Hace casi 20 años, antes de entrar en su etapa de intertextualidad, Luis Racionero publicó un interesante ensayo titulado Del paro al ocio. Ya casi no viene al caso recordar la tesis central del libro, y simplificando mucho podríamos decir que uno de los aspectos más provocadores de la obra era que sostenía que los nórdicos deberían dedicarse a organizar la producción y los meridionales (entendida Europa como una unidad) a diseñar el uso del tiempo de ocio.
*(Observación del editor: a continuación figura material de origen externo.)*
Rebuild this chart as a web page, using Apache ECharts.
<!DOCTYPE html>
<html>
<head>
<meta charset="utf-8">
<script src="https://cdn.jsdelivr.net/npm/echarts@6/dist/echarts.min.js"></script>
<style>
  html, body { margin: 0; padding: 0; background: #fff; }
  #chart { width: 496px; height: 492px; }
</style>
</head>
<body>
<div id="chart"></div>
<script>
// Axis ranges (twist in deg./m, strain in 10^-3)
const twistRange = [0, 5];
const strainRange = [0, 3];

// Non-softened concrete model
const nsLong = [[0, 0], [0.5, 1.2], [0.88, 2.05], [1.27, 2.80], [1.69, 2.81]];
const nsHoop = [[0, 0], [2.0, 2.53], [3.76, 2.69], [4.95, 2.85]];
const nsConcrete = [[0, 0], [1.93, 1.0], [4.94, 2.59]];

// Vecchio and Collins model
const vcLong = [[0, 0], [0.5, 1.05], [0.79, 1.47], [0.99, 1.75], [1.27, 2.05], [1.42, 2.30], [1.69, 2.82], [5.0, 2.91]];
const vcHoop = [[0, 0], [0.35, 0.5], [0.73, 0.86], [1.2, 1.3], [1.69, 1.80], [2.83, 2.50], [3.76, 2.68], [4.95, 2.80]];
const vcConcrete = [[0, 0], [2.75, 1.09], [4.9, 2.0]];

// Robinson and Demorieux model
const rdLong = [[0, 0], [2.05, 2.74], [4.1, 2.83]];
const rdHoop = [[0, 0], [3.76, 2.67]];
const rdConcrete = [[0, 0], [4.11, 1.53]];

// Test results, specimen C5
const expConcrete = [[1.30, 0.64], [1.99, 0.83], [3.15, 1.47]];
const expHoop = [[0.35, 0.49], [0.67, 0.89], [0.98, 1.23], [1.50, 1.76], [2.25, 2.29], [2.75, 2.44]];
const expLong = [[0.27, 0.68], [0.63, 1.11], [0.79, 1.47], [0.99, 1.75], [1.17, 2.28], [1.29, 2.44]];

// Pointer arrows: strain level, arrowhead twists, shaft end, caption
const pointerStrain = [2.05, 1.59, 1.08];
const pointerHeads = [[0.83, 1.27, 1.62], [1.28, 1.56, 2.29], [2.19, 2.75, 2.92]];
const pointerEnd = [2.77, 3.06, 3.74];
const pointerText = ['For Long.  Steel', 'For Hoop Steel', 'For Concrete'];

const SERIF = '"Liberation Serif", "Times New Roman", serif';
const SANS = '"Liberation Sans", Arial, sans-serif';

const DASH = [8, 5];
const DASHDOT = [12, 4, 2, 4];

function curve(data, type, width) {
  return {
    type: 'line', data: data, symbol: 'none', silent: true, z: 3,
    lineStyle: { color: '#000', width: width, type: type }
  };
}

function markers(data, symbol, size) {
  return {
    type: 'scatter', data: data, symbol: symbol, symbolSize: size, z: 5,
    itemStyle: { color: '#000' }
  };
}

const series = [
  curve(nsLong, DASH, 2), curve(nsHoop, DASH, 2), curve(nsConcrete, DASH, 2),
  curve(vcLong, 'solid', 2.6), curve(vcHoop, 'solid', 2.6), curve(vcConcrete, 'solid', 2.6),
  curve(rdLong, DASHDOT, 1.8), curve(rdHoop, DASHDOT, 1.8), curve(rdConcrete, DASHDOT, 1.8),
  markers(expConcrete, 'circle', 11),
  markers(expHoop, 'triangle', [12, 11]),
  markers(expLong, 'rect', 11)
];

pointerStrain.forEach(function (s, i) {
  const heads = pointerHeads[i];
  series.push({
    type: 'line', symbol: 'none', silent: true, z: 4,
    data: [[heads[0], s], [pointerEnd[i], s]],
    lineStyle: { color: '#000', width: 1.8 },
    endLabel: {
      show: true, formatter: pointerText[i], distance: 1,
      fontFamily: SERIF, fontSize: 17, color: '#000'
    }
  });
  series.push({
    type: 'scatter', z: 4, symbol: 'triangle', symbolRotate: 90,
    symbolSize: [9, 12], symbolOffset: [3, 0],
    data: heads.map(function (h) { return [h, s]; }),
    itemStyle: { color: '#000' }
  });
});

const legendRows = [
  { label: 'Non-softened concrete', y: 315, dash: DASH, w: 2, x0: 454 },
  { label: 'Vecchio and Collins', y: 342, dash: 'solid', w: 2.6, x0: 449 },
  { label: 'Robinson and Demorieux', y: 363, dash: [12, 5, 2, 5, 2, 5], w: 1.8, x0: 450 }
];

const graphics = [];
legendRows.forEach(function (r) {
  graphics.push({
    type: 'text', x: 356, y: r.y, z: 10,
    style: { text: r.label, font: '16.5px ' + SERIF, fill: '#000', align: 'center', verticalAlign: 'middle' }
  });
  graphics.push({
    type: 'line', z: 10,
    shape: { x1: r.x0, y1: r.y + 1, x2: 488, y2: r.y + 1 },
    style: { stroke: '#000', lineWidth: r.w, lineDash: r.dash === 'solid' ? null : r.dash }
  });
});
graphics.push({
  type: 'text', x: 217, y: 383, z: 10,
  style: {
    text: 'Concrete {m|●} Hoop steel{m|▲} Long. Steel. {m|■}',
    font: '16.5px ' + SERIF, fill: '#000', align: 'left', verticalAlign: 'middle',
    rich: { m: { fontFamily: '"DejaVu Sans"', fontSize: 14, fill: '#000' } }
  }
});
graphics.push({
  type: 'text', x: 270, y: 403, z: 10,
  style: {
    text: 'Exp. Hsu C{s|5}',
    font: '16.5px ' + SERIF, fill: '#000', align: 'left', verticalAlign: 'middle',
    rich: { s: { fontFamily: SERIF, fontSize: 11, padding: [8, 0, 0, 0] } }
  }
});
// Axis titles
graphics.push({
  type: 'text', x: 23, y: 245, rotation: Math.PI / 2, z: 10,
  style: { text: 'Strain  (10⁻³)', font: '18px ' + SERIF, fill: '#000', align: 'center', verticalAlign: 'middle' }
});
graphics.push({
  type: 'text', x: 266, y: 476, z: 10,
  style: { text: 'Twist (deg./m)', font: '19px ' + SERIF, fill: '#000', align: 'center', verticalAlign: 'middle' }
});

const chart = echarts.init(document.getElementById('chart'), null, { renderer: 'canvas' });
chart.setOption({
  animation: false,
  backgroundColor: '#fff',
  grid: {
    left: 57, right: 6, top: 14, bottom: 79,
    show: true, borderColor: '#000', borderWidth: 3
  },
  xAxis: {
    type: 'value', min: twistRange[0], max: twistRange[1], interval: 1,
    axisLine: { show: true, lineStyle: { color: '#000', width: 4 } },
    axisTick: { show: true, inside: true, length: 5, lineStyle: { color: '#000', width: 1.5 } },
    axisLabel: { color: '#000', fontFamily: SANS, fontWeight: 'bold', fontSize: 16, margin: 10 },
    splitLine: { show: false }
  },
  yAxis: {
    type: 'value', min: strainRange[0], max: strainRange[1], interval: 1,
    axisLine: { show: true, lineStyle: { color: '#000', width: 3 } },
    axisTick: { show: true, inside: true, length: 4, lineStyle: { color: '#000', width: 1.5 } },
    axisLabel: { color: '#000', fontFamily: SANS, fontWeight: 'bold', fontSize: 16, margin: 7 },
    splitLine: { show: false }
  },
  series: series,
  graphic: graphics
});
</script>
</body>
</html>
Eran los años en los que los convenios colectivos recogían siempre nuevas reducciones de la jornada laboral y parecía que el ocio iba a terminar por ser el tiempo dominante de nuestra existencia. Pues bien, la gente que yo conozco vive abrumada y disfruta hoy de un tiempo de ocio menor. Los horarios en casi todos los trabajos se alargan, cada vez más gente tiene ocupación durante el fin de semana, crece el número de quienes han de llevarse tarea a su casa… ¿Qué queda para el ocio? La realidad es que, a menos que aprovechemos tiempos muertos (el rato del metro o el autobús, la espera en la consulta del médico, los minutos que cada día malgastamos en no se sabe muy bien qué), da la impresión de que hoy leemos menos que hace unos años, escuchamos menos música, vemos menos películas… Incluso leemos menos periódicos y oímos menos la radio. La TV presenta un consumo mayor, aunque si discriminamos por tipo de programas quizá nos llevemos un disgusto. Desde luego, es mi propia experiencia. Hace unos días lo comentaba con Almudena Cacho (a quien pueden seguir aquí y aquí): estoy convencido de que mi consumo de literatura, música, cine y radio y mis visitas a museos eran mayores hace diez o veinte años que ahora. La razón, claro, es que no tengo tiempo.
¿Es esta la sociedad a la que aspirábamos? Creo que no. Al final, va a resultar que la cultura no será la beneficiaria de la postmodernidad, sino quizá una víctima más.